Although often highly persuasive, it has long been recognised that Privy Council decisions are not binding on English courts. (That straightforward position has, however, been complicated by Willers v Joyce (No 2) [2016] UKSC 44, and on which see the critical comment by Peter Mirfield ‘A Novel Theory of Privy Council Precedent’ (2017) 133 Law Quarterly Review 1.) There is no specific mention of the position vis-à-vis English law in East Asia v PT Satria or Ciban, but the assumption in those cases seems to be that the English common law should reflect the restatement of the traditional position in East Asia v PT Satria.

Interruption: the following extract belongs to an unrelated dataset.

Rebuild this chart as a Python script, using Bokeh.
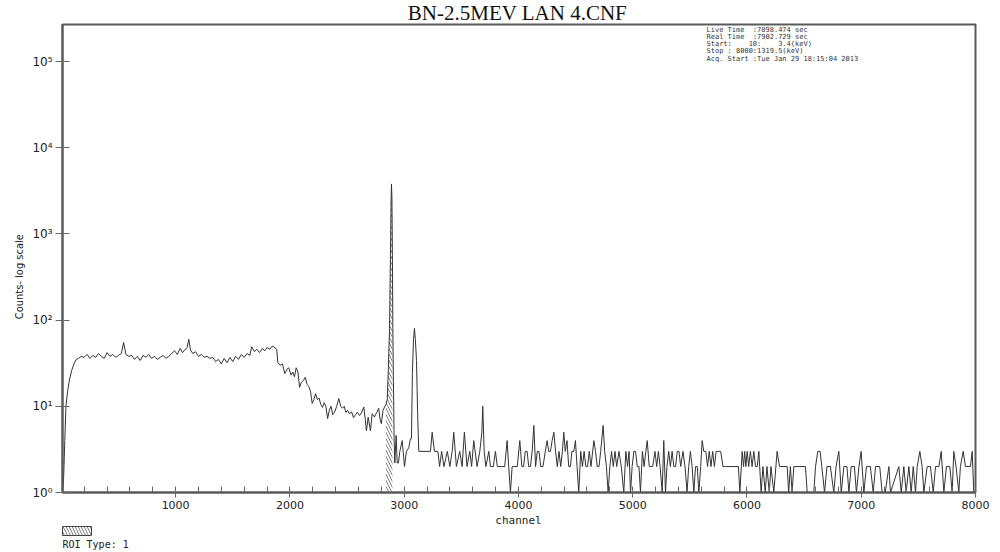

What should we make of this? There are two possible responses. One would be to say that there is ample authority from the Court of Appeal and House of Lords in keeping with the traditional position of reasonable reliance. In that case, Quinn would be a case decided in error. The other would be to say that Quinn can be distinguished from earlier English authorities, including those from the House of Lords. In that case, the claim would be that, as a matter of strict precedent, Quinn does indeed represent the current English law position (albeit out of keeping with other common law jurisdictions such as Bermuda and the BVI).

My instinct is to say that Harbour Fund III v Kazakhstan Kagazy represents the swansong for Quinn (and Akai Holdings). If a further attempt is made to rely on Quinn as the authority which represents the English legal position, that attempt will be given short shrift. Either because (1) it cannot stand as a matter of precedent within English law, or (2) even if still binding in a technical sense, it will be overruled on appeal. To adopt wording from Willers v Joyce (para 17), it would seem to be ‘a foregone conclusion that the view taken by the JCPC’ in East Asia v PT Satria ‘will be accepted by the Court of Appeal or Supreme Court’.

It is likely that any lawyer who attempts to argue Quinn should be followed in the future will, ultimately, be wasting his or her time. For, even if the Privy Council did not say so explicitly in East Asia v PT Satria and Ciban v Citco, the assumption seems to be that English law does (or at least should) reflect the traditional position of reasonable reliance. Notwithstanding the persuasive status of Privy Council decisions and debates over what may be ratio or obiter within prior authorities, English judges at the highest level have been clear: Akai Holdings has had its day. And despite its application by the High Court in Harbour Fund III v Kazakhstan Kagazy, it would be unreasonable to suggest otherwise.